Walled-off from camera-toting tourists, they are finally close to completing an astonishing reconstruction of the fabled 11th century Baphuon Temple.
“This is not easy to plan like a construction project is,” says architect Pascal Royere from the French School of Asian Studies, who is leading the rebuilding team.
Restorers dismantled Baphuon in the 1960s when it was falling apart, laying some 300,000 of its stone blocks in the grass and jungle around the site.
But before the French-led team of archaeologists could reassemble the 34-metre (112-foot) tall temple, the hardline communist Khmer Rouge swept to power in 1975.
Up to two million people died from overwork, starvation and torture as the regime tried to re-set Cambodia to “Year Zero” by eliminating reminders of its past — including the records to put Baphuon back together.
“The archive of the numbering system (for scattered stones) was stolen and destroyed by the Khmer Rouge,” Royere says.
“We had to face a kind of jigsaw puzzle without the picture how to rebuild it.”
Chinese envoy Zhou Daguan, who visited the Khmer kingdom in 1226, described Baphuon as a “an exquisite site” with a bronze tower.
Baphuon was the largest monument in the Khmer empire when it was built under King Udayadityavarman II as a Hindu temple dedicated to the goddess Shiva.

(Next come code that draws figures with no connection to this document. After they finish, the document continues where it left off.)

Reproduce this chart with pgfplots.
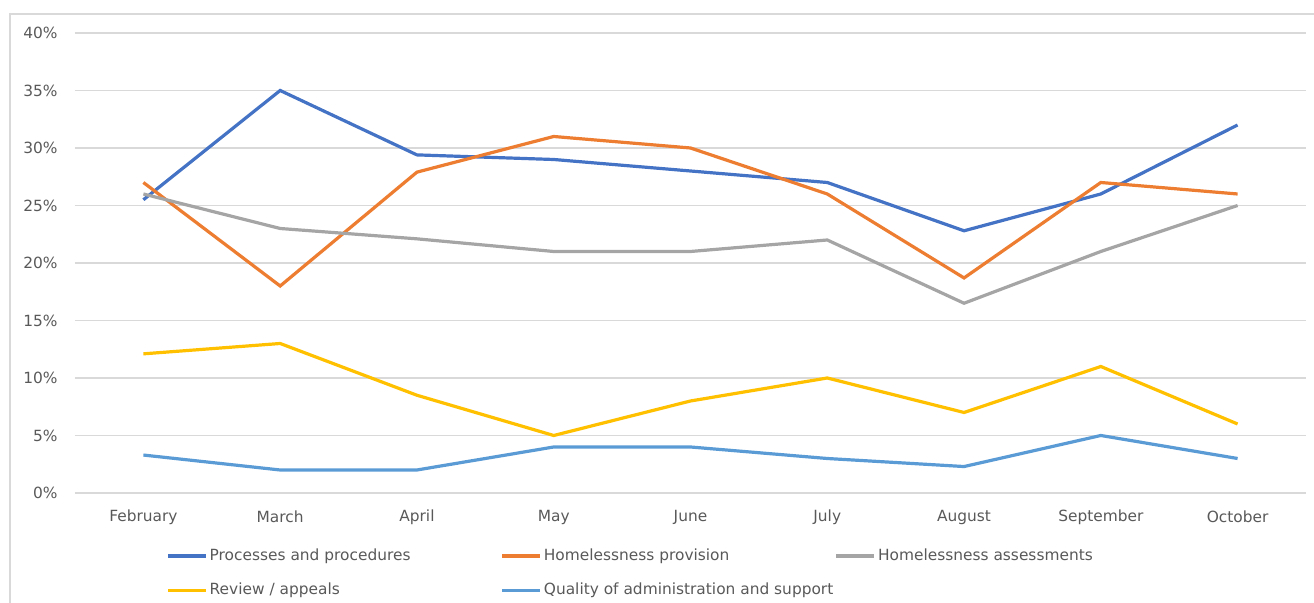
\documentclass[border=0pt]{standalone}
\usepackage{fontspec}
\setmainfont{DejaVu Sans}
\usepackage{pgfplots}
\pgfplotsset{compat=1.18}

\definecolor{procblue}{HTML}{4472C4}
\definecolor{provorange}{HTML}{ED7D31}
\definecolor{assgray}{HTML}{A5A5A5}
\definecolor{revyellow}{HTML}{FFC000}
\definecolor{qualblue}{HTML}{5B9BD5}
\definecolor{gridgray}{HTML}{D9D9D9}
\definecolor{textgray}{HTML}{595959}

\newcommand{\lbl}[1]{\makebox[146.5pt][l]{\hspace{1pt}#1}}

\begin{document}
\begin{tikzpicture}
\useasboundingbox (-37.5pt,-55pt) rectangle (619.5pt,246.5pt);
\draw[gridgray, line width=0.6pt] (-32.5pt,-65pt) rectangle (630pt,239.5pt);
\begin{axis}[
    at={(0,0)}, anchor=south west,
    scale only axis,
    width=615.5pt, height=230pt,
    xmin=-0.5, xmax=8.5,
    ymin=0, ymax=40,
    xtick={0,...,8},
    xticklabels={February,March,April,May,June,July,August,September,October},
    ytick={0,5,...,40},
    yticklabel={\pgfmathprintnumber{\tick}\%},
    /pgf/number format/assume math mode=true,
    axis line style={draw=none},
    tick style={draw=none},
    ymajorgrids=true,
    grid style={gridgray, line width=0.6pt},
    ticklabel style={font=\fontsize{7.7}{9}\selectfont, text=textgray, inner sep=0pt},
    yticklabel style={anchor=east, xshift=-8.5pt},
    xticklabel style={anchor=center, yshift=-12pt},
    legend columns=3,
    legend cell align=left,
    legend style={
        at={(axis description cs:0.074,-0.12)}, anchor=north west,
        draw=none, fill=none, inner sep=0pt,
        font=\fontsize{7.7}{9}\selectfont, text=textgray,
        nodes={inner sep=0pt},
        column sep=0pt, row sep=10pt,
    },
    legend image code/.code={\draw[#1] (0pt,0pt) -- (19pt,0pt);},
    every axis plot/.append style={line width=1.6pt, mark=none},
]
\addplot[procblue] coordinates {
    (0,25.5)(1,35)(2,29.4)(3,29)(4,28)(5,27)(6,22.8)(7,26)(8,32)};
\addlegendentry{\lbl{Processes and procedures}}
\addplot[provorange] coordinates {
    (0,27)(1,18)(2,27.9)(3,31)(4,30)(5,26)(6,18.7)(7,27)(8,26)};
\addlegendentry{\lbl{Homelessness provision}}
\addplot[assgray] coordinates {
    (0,26)(1,23)(2,22.1)(3,21)(4,21)(5,22)(6,16.5)(7,21)(8,25)};
\addlegendentry{\lbl{Homelessness assessments}}
\addplot[revyellow] coordinates {
    (0,12.1)(1,13)(2,8.5)(3,5)(4,8)(5,10)(6,7)(7,11)(8,6)};
\addlegendentry{\lbl{Review / appeals}}
\addplot[qualblue] coordinates {
    (0,3.3)(1,2)(2,2)(3,4)(4,4)(5,3)(6,2.3)(7,5)(8,3)};
\addlegendentry{\lbl{Quality of administration and support}}
\end{axis}
\end{tikzpicture}
\end{document}
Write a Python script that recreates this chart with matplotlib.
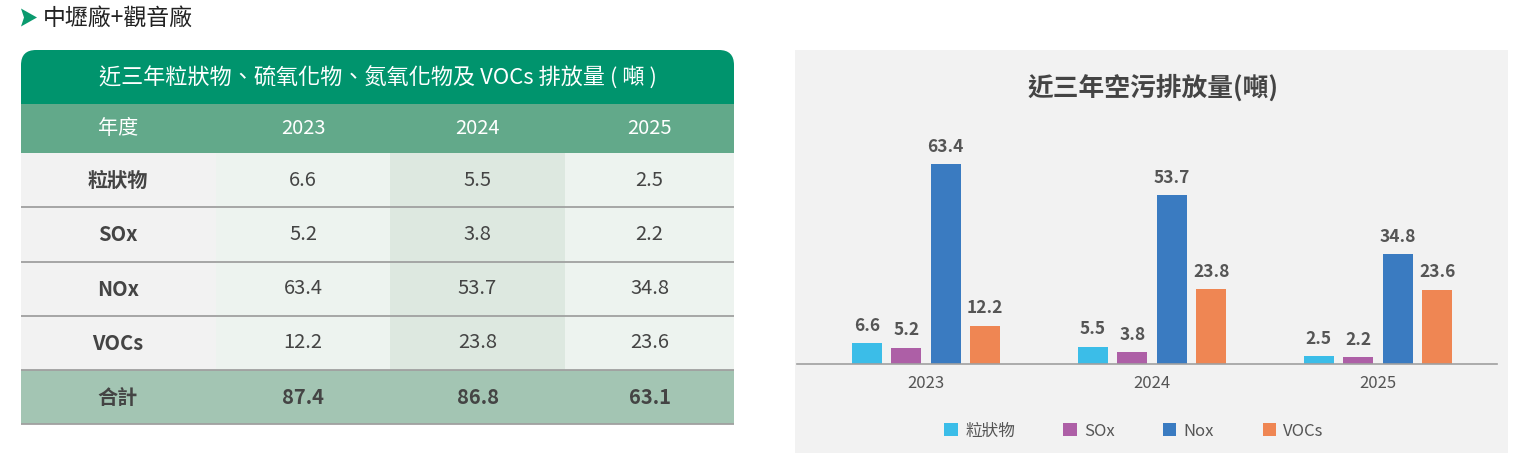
import matplotlib
matplotlib.use("Agg")
import matplotlib.pyplot as plt
from matplotlib.patches import Rectangle, FancyBboxPatch, Polygon
import numpy as np

plt.rcParams['font.family'] = ['Noto Sans CJK TC', 'DejaVu Sans']

# ---------------- data ----------------
years = ['2023', '2024', '2025']
row_labels = ['粒狀物', 'SOx', 'NOx', 'VOCs']
legend_labels = ['粒狀物', 'SOx', 'Nox', 'VOCs']
pm = [6.6, 5.5, 2.5]
sox = [5.2, 3.8, 2.2]
nox = [63.4, 53.7, 34.8]
vocs = [12.2, 23.8, 23.6]
totals = [87.4, 86.8, 63.1]
section_title = '中壢廠+觀音廠'
table_title = '近三年粒狀物、硫氧化物、氮氧化物及 VOCs 排放量 ( 噸 )'
chart_title = '近三年空污排放量(噸)'
bar_colors = ['#3bbde8', '#ad5fa6', '#3a7bc1', '#ef8653']

W, H = 1529, 454
fig = plt.figure(figsize=(W / 100, H / 100), dpi=100)
fig.patch.set_facecolor('white')

# overlay axes in pixel coordinates
ov = fig.add_axes([0, 0, 1, 1])
ov.set_xlim(0, W)
ov.set_ylim(H, 0)
ov.axis('off')

# section header
ov.add_patch(Polygon([(21, 8.5), (37, 17.5), (21, 26.5), (24, 17.5)],
                     closed=True, color='#0a9a6e', lw=0))
ov.text(43, 18, section_title, fontsize=16.5, color='#222222',
        va='center', ha='left', fontweight='medium')

# ---------------- table ----------------
tx0, tx1 = 21, 734
col_edges = [21, 216, 390, 565, 734]
title_top, title_bot = 50, 104
head_bot = 153
row_edges = [153, 207, 262, 316, 370, 424]

# title band with rounded top corners
ov.add_patch(FancyBboxPatch((tx0, title_top), tx1 - tx0, title_bot - title_top + 20,
                            boxstyle='round,pad=0,rounding_size=15',
                            fc='#00946d', ec='none', lw=0))
ov.add_patch(Rectangle((tx0, title_bot), tx1 - tx0, head_bot - title_bot,
                       fc='#62a98a', ec='none', lw=0))
ov.text((tx0 + tx1) / 2, (title_top + title_bot) / 2 + 1, table_title,
        fontsize=15.9, color='white', ha='center', va='center')

col_centers = [(col_edges[i] + col_edges[i + 1]) / 2 for i in range(4)]
col_centers[0] = 118
ov.text(col_centers[0], (title_bot + head_bot) / 2, '年度', fontsize=14.5,
        color='white', ha='center', va='center')
for j, y in enumerate(years):
    ov.text(col_centers[j + 1], (title_bot + head_bot) / 2, y, fontsize=14.5,
            color='white', ha='center', va='center')

col_bg = ['#f2f2f2', '#edf3ef', '#dde8e0', '#edf3ef']
body_rows = [pm, sox, nox, vocs]
for i, (lab, vals) in enumerate(zip(row_labels, body_rows)):
    y0, y1 = row_edges[i], row_edges[i + 1]
    for c in range(4):
        ov.add_patch(Rectangle((col_edges[c], y0), col_edges[c + 1] - col_edges[c],
                               y1 - y0, fc=col_bg[c], ec='none', lw=0))
    yc = (y0 + y1) / 2
    ov.text(col_centers[0], yc, lab, fontsize=14.5, color='#444444',
            ha='center', va='center', fontweight='bold')
    for j, v in enumerate(vals):
        ov.text(col_centers[j + 1], yc, f'{v:.1f}', fontsize=14.5, color='#444444',
                ha='center', va='center')

# total row
y0, y1 = row_edges[4], row_edges[5]
ov.add_patch(Rectangle((tx0, y0), tx1 - tx0, y1 - y0, fc='#a3c5b3', ec='none', lw=0))
ov.text(col_centers[0], (y0 + y1) / 2, '合計', fontsize=14.5, color='#444444',
        ha='center', va='center', fontweight='bold')
for j, v in enumerate(totals):
    ov.text(col_centers[j + 1], (y0 + y1) / 2, f'{v:.1f}', fontsize=14.5,
            color='#444444', ha='center', va='center', fontweight='bold')

for yl in row_edges[1:]:
    ov.plot([tx0, tx1], [yl, yl], color='#a0a0a0', lw=1.3, solid_capstyle='butt')

# chart panel background
ov.add_patch(Rectangle((795, 50), 713, 403, fc='#f2f2f2', ec='none', lw=0))
ov.text(1153, 88, chart_title, fontsize=18.5, color='#444444', ha='center',
        va='center', fontweight='bold')

# ---------------- bar chart ----------------
ax_l, ax_r = 797, 1497
ax_top, ax_bot = 140, 364
ax = fig.add_axes([ax_l / W, 1 - ax_bot / H, (ax_r - ax_l) / W, (ax_bot - ax_top) / H])
ax.set_facecolor('none')

x = np.arange(len(years))
gc = 926
unit = 226.0
ax.set_xlim(-(gc - ax_l) / unit, (ax_r - gc) / unit)
ax.set_ylim(0, (ax_bot - ax_top) / 3.15)

bw = 30 / unit
step = 39.5 / unit
offsets = [-1.5 * step, -0.5 * step, 0.5 * step, 1.5 * step]
series = [pm, sox, nox, vocs]
handles = []
for k, (vals, col) in enumerate(zip(series, bar_colors)):
    bars = ax.bar(x + offsets[k], vals, width=bw, color=col, label=legend_labels[k],
                  zorder=2)
    handles.append(bars)
    for xi, v in zip(x + offsets[k], vals):
        ax.annotate(f'{v:.1f}', (xi, v), xytext=(0, 6), textcoords='offset points',
                    ha='center', va='bottom', fontsize=12.5, fontweight='bold',
                    color='#555555')

for s in ['top', 'right', 'left']:
    ax.spines[s].set_visible(False)
ax.spines['bottom'].set_color('#a0a0a0')
ax.spines['bottom'].set_linewidth(1.2)
ax.set_yticks([])
ax.set_xticks(x)
ax.set_xticklabels(years, fontsize=12, color='#555555')
ax.tick_params(axis='x', length=0, pad=8)

leg = fig.legend(handles=handles, labels=legend_labels, loc='center',
                 bbox_to_anchor=(1134 / W, 1 - 431 / H), ncol=4, frameon=False,
                 fontsize=12, handlelength=0.8, handleheight=0.8,
                 handletextpad=0.45, columnspacing=2.9, labelcolor='#555555')

fig.savefig('out.png', dpi=100, facecolor='white')
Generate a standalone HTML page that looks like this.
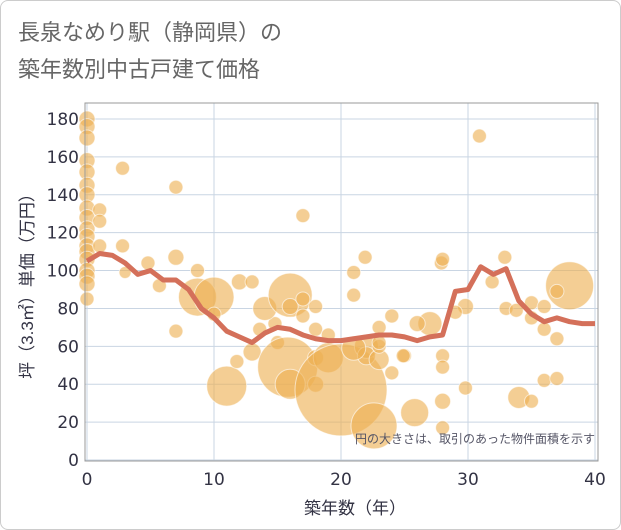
<!DOCTYPE html>
<html><head><meta charset="utf-8"><style>
body{margin:0;background:#fff;font-family:"Liberation Sans","Noto Sans CJK JP",sans-serif}
#wrap{position:relative;width:619px;height:528px;border:1px solid #ccc;border-radius:8px;overflow:hidden}
.tick{font-family:"DejaVu Sans","Liberation Sans",sans-serif}
</style></head><body>
<div id="wrap">
<svg id="chart" width="621" height="530" style="position:absolute;left:-1px;top:-1px">
<text x="18" y="40" font-size="22" fill="#666">長泉なめり駅（静岡県）の</text>
<text x="18" y="77" font-size="22" fill="#666">築年数別中古戸建て価格</text>
<g id="grid"></g><g id="bubbles"></g><g id="line"></g><g id="axes"></g>
<text x="595" y="443" font-size="12" fill="#556" text-anchor="end">円の大きさは、取引のあった物件面積を示す</text>
<text x="355" y="514" font-size="17" fill="#334" text-anchor="middle">築年数（年）</text>
<text transform="translate(33,282) rotate(-90)" font-size="17" fill="#334" text-anchor="middle">坪（3.3㎡）単価（万円）</text>
</svg></div>
<script>
const xTicks=[0,10,20,30,40];
const yTicks=[0,20,40,60,80,100,120,140,160,180];
const lineYears=[0,1,2,3,4,5,6,7,8,9,10,11,12,13,14,15,16,17,18,19,20,21,22,23,24,25,26,27,28,29,30,31,32,33,34,35,36,37,38,39,40];
const lineValues=[105,109,108,104,98,100,95,95,90,80,75,68,65,62,67,70,69,66,64,63,63,64,65,66,66,65,63,65,66,89,90,102,98,101,84,77,73,75,73,72,72];
const bubbleYears=[0,0,0,0,0,0,0,0,0,0,0,0,0,0,0,0,0,0,1,1,1,2.8,2.8,3,4.8,5.7,7,7,7,8.7,8.7,10,10,11,12,13,13,11.8,13.6,14.8,15,14,16,16,17,17,18,15.8,16,17,18,19,18,19,18,20,22.6,21,21.9,21,22,22,23,23,24,25,27,26,27.9,28,29.8,29,29.8,30.9,31.9,32.9,33,33.8,35,36,35,36,37,38,37,28,28,34,35,36,37,28,25.8,28,24,24.9,23,21,23];
const bubbleValues=[180,176,170,158,152,145,140,133,128,122,118,113,110,106,100,97,93,85,132,126,113,154,113,99,104,92,144,107,68,100,86,86,77,39,94,94,57,52,69,72,62,80,87,81,85,76,81,49,40,129,69,66,54,54,40,37,18,99,107,87,60,55,53,60,76,55,72,72,104,106,81,78,38,171,94,107,80,79,83,81,75,69,64,92,89,55,49,33,31,42,43,31,25,17,46,55,70,59,62];
const bubbleRadii=[8,8,8,8,8,8,8,8,8,8,8,8,8,8,8,8,8,7,7,7,7,7,7,6,7,7,7,8,7,7,19,20,7,20,8,7,9,7,7,7,7,12,22,8,7,7,7,30,15,7,7,7,8,15,8,46,23,7,7,7,12,9,10,7,7,7,12,8,7,7,8,7,7,7,7,7,7,7,7,7,7,7,7,24,7,7,7,11,7,7,7,8,14,7,7,7,7,12,7];
const X0=87,X1=595,Y0=460,Y1=119;
const sx=v=>X0+(v-0)/(40-0)*(X1-X0);
const sy=v=>Y0-(v-0)/(180-0)*(Y0-Y1);
const NS="http://www.w3.org/2000/svg";
function mk(t,a,p){const e=document.createElementNS(NS,t);for(const k in a)e.setAttribute(k,a[k]);p.appendChild(e);return e;}
const grid=document.getElementById('grid'),axes=document.getElementById('axes');
xTicks.forEach(t=>{const l=mk('line',{x1:sx(t),x2:sx(t),y1:103,y2:461,stroke:'#c9d5e3','stroke-width':1},grid);


const tx=mk('text',{x:sx(t),y:485,'font-size':17,fill:'#334','text-anchor':'middle','class':'tick'},axes);tx.textContent=t;

});
yTicks.forEach(t=>{const l=mk('line',{x1:85,x2:598,y1:sy(t),y2:sy(t),stroke:'#c9d5e3','stroke-width':1},grid);


const tx=mk('text',{x:79,y:sy(t)+6,'font-size':17,fill:'#334','text-anchor':'end','class':'tick'},axes);tx.textContent=t;

});
const fr=mk('rect',{x:85,y:103,width:513,height:358,fill:'none',stroke:'#999','stroke-width':1},axes);


const bg=document.getElementById('bubbles');
bubbleYears.forEach((yr,i)=>{const c=mk('circle',{cx:sx(yr),cy:sy(bubbleValues[i]),r:bubbleRadii[i],fill:'rgba(238,176,82,0.62)',stroke:'rgba(255,255,255,0.6)','stroke-width':1},bg);

});
const pts=lineYears.map((y,i)=>sx(y)+','+sy(lineValues[i])).join(' ');
const pl=mk('polyline',{points:pts,fill:'none',stroke:'#d4705a','stroke-width':5,'stroke-linejoin':'round'},document.getElementById('line'));


</script>
</body></html>
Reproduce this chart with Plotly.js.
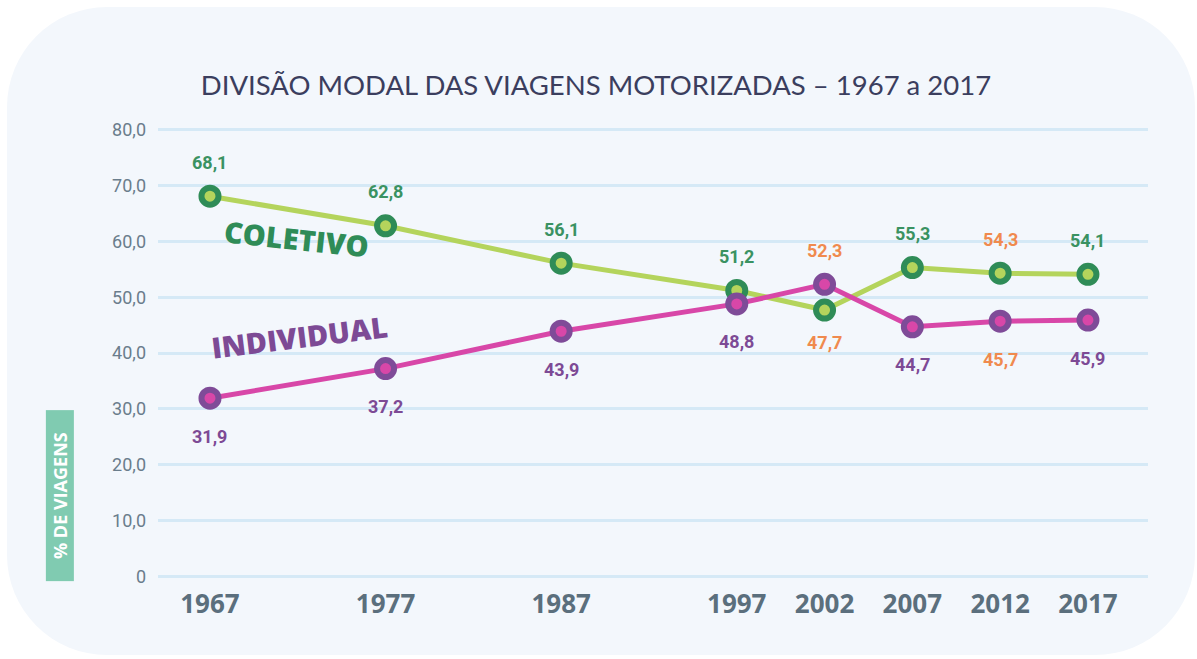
<!DOCTYPE html>
<html>
<head>
<meta charset="utf-8">
<script src="https://cdn.plot.ly/plotly-3.0.1.min.js"></script>
<style>
  html, body { margin: 0; padding: 0; background: #ffffff; }
  #card { position: absolute; left: 7px; top: 7px; width: 1188px; height: 648px;
          border-radius: 100px; background: #f3f7fc; }
  #chart { position: absolute; left: 0; top: 0; width: 1197px; height: 659px; }
</style>
</head>
<body>
<div id="card"></div>
<div id="chart"></div>
<script>
// ---- data ----
const years = [1967, 1977, 1987, 1997, 2002, 2007, 2012, 2017];
const yearLabels = ['1967', '1977', '1987', '1997', '2002', '2007', '2012', '2017'];
const coletivo = [68.1, 62.8, 56.1, 51.2, 47.7, 55.3, 54.3, 54.1];
const individual = [31.9, 37.2, 43.9, 48.8, 52.3, 44.7, 45.7, 45.9];
const highlightYears = [2002, 2012];
const yTickVals = [0, 10, 20, 30, 40, 50, 60, 70, 80];
const yTickText = ['0', '10,0', '20,0', '30,0', '40,0', '50,0', '60,0', '70,0', '80,0'];

// ---- styles ----
const C = {
  colLine: '#b4d45c', colRing: '#2f8c57', colText: '#3a9262',
  indLine: '#d847a8', indRing: '#7f4b98', indText: '#7d4a95',
  orange: '#f08a4e'
};
const fmt = v => v.toFixed(1).replace('.', ',');

const traces = [
  {
    x: years, y: coletivo, type: 'scatter', mode: 'lines+markers', name: 'Coletivo',
    line: { color: C.colLine, width: 5 },
    marker: { size: 17, color: C.colLine, line: { color: C.colRing, width: 6 } },
    hoverinfo: 'x+y'
  },
  {
    x: years, y: individual, type: 'scatter', mode: 'lines+markers', name: 'Individual',
    line: { color: C.indLine, width: 5 },
    marker: { size: 17, color: C.indLine, line: { color: C.indRing, width: 6 } },
    hoverinfo: 'x+y'
  }
];

const annotations = [];
years.forEach((yr, i) => {
  const hl = highlightYears.includes(yr);
  const cAbove = coletivo[i] >= individual[i];
  annotations.push({
    x: yr, y: coletivo[i], xref: 'x', yref: 'y', text: fmt(coletivo[i]), showarrow: false,
    yshift: cAbove ? 34 : -32,
    font: { family: 'Roboto', size: 18, weight: 700, color: hl ? C.orange : C.colText }
  });
  annotations.push({
    x: yr, y: individual[i], xref: 'x', yref: 'y', text: fmt(individual[i]), showarrow: false,
    yshift: cAbove ? -38 : 34,
    font: { family: 'Roboto', size: 18, weight: 700, color: hl ? C.orange : C.indText }
  });
});

// series name labels
annotations.push({
  x: 1971.95, y: 60.6, xref: 'x', yref: 'y', text: 'COLETIVO', showarrow: false,
  textangle: 6, font: { family: 'Open Sans', size: 29, weight: 800, color: C.colRing }
});
annotations.push({
  x: 1972.1, y: 42.9, xref: 'x', yref: 'y', text: 'INDIVIDUAL', showarrow: false,
  textangle: -7, font: { family: 'Open Sans', size: 29, weight: 800, color: C.indText }
});

// plot geometry helpers (pixel -> paper)
const plotTop = 127.2, plotBottom = 578.8, plotLeft = 158, plotRight = 1148;
const px2paperX = px => (px - plotLeft) / (plotRight - plotLeft);
const py2paperY = py => (plotBottom - py) / (plotBottom - plotTop);

// y axis title box
annotations.push({
  x: px2paperX(59.5), y: py2paperY(496), xref: 'paper', yref: 'paper',
  xanchor: 'center', yanchor: 'middle',
  text: '% DE VIAGENS', showarrow: false, textangle: -90,
  width: 170, height: 27, bgcolor: '#80cbb1', borderpad: 0,
  font: { family: 'Open Sans', size: 18, weight: 700, color: '#ffffff' }
});

const layout = {
  width: 1197, height: 659,
  margin: { l: plotLeft, r: 1197 - plotRight, t: plotTop, b: 659 - plotBottom },
  paper_bgcolor: 'rgba(0,0,0,0)', plot_bgcolor: 'rgba(0,0,0,0)',
  showlegend: false,
  title: {
    text: 'DIVISÃO MODAL DAS VIAGENS MOTORIZADAS – 1967 a 2017',
    xref: 'container', yref: 'container', x: 596 / 1197, y: 1 - 85 / 659,
    xanchor: 'center', yanchor: 'middle',
    font: { family: 'Lato', size: 27.5, color: '#3b3e5e' }
  },
  xaxis: {
    range: [1964.04, 2020.42], tickvals: years, ticktext: yearLabels,
    showgrid: false, zeroline: false, showline: false, ticks: '',
    ticklabelstandoff: 7,
    tickfont: { family: 'Open Sans', size: 26, weight: 700, color: '#5b6f7d' },
    fixedrange: true
  },
  yaxis: {
    range: [-0.5, 80.5], tickvals: yTickVals, ticktext: yTickText,
    showgrid: true, gridcolor: '#d5e9f6', gridwidth: 3, zeroline: false, showline: false,
    ticks: '', ticklabelstandoff: 11,
    tickfont: { family: 'Roboto', size: 18, color: '#6a7d8c' },
    fixedrange: true
  },
  annotations: annotations
};

Plotly.newPlot('chart', traces, layout, { displayModeBar: false, staticPlot: true });
</script>
</body>
</html>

In the kingdom which at one time spanned parts of modern-day Laos, Thailand, Vietnam, Myanmar and Malaysia, Baphuon’s size was only eclipsed by the famed Angkor Wat temple.
“I believe that when the restoration of the temple is done, a lot of visitors will climb to see it,” says Soeung Kong, deputy director general of the Apsara Authority, which oversees Cambodia’s ancient temples.
“It is high, so they can have nice views of surrounding temples.”
After the 1991 peace agreement to end Cambodia’s civil war, French architect Jacques Dumarcay, who was in charge of Baphuon’s restoration from 1964 to 1970, rushed back to the site and appointed Royere to do his old job.
Despite invaluable input from Dumarcay and others who worked on Baphuon in the 60s and 70s, reconstruction required measuring and weighing each block, as well as numerous drawings to figure out how each part fits.
When Royere began work on the project in 1993, grass and jungle had grown over most of Baphuon’s blocks. He spent much of 1994 trying to figure out how to approach the complicated job.
“Each block has its own place. It can’t be replaced by another one because there’s no mortar between them and you will not find two blocks that have the same volume and the same dimensions.”
It was first estimated Baphuon would be rebuilt by 2003 or 2004. Now Royere says it will take until the end of next year, but adds the hardest task — stabilizing Baphuon so it doesn’t collapse — is now complete.
Recent work has focused on a 22-metre (72 foot) high pile of rubble which collapsed in 1971, covering a quarter of the monument.
“It was a kind of landslide mixed with blocks. In 2008 we started to dismantle it, taking care of each block and building a concrete retaining wall,” Royere says.
“When you take one brick, you have to take care another doesn’t collapse. It took double the time we thought.”
Last year Cambodian King Norodom Sihamoni presided over a ceremony marking the restoration of a 70-metre (230-foot) long reclining Buddha statue along one of Baphuon’s walls.
Now, Royere says, his project is entering its final stage, matching parts of intricate ornamentation altered in the 16th century when stones were shifted from the top of Baphuon to build the reclining Buddha.
“Now it’s the most interesting,” Royere says. “We have now the picture because we worked for a long time.”